Sure, Siegel and Shuster lived in New York City while crafting their comics, but there's a Midwestern sensibility to the rhythms of their great Metropolis -- an optimistic belief that anything is possible coupled with a sort of Minnesota Nice flavor; all engendered by its Kansas-raised champion. These artists never forgot their roots, making the city a wonderful, even beautiful place to live; you see more blue sky in an issue of Superman than you do in five issues of Captain America (who's based out of NYC). Even in modern comics, Metropolis allows small children to run across its rooftops and holds giant concerts in its analog to Millennium Park. Nothing about its neighborhoods or people reads as cynical East Coast, urban nightmarish or competitive, hectic NYC living to me -- even in today's comics, where Metropolis currently makes do without its Superman. The influences that drove Siegel and Shuster to build a shining city should be understood, in order to understand the world they were building for children and adults alike way back in the 1930s and 1940s. After all, it's a model that lasts through today.

I say all this because the reason comic books have carved out a deep niche for themselves in American culture has everything to do with their ability to fulfill readers' fantasies. Siegel and Shuster and a host of other artists were able to take the nearest reality they knew -- the impressive metropolis of Chicago -- and turn it into a fantasy city built to showcase a man flying across its landscape, able to leap even its tallest buildings, showing its population anything is possible in a progressive industrial and urban age. They took the spirit of Chicago and made their idealization of its can-do, down and dirty attitude into something accessible for all readers, Midwestern or not. Meaning their fans could live in Metropolis, too, just like Jimmy Olsen and Lois Lane. They could be part of the action, and still are to this day, because DC Comics and its stable of writers have never changed its outlook when it comes to Metropolis. In the grim and gritty 1980s deconstruction of superheroes, Metropolis remained a beacon to the middle America that defines Superman's upbringing, and likewise, defines its readership now.

So, comics thrive on the marriage of fantasy and reality. It may seem strange to think reality has anything to do with a medium that features supervillains riding dinosaurs and people running so fast they create alternate dimensions. But I'd argue that comic writers tweak their realities to create the ideals we all seek. In doing this, sometimes they create a powerful touchstone with readers. Sometimes they don't. What I want to analyze in this blog is how the tension between fantasy and reality works in comic books (i.e., how far is too far when it comes to plausibility? can we have a flying man but not a bullet that shoots someone into space?). I also want to spend time discussing what we can learn about the collective American psyche from comic books. (What does our art say about us?) From time to time, I'll post thought pieces like this. But more often than not, I'll spend my time taking apart the comics I read, and then putting their structures back together again. So I can figure out what I'm getting from them as a fan and a human being.

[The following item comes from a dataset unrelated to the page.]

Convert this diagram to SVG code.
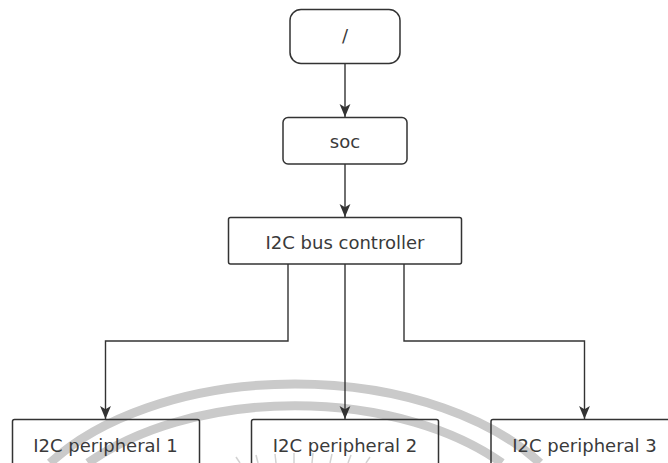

I look forward to whatever I learn on this journey, and I promise not every post will be as heady as this one. Because let's face it, as much as they're based in real world wishes, comics are a ridiculous adventure -- one that I'd love to talk about with anyone out there who's listening. So if you have any reading suggestions, let me know! I want to talk about superheroes, zombies, soldiers. Whatever! I don't discriminate.

Except when it comes to where I think Metropolis lives, that is.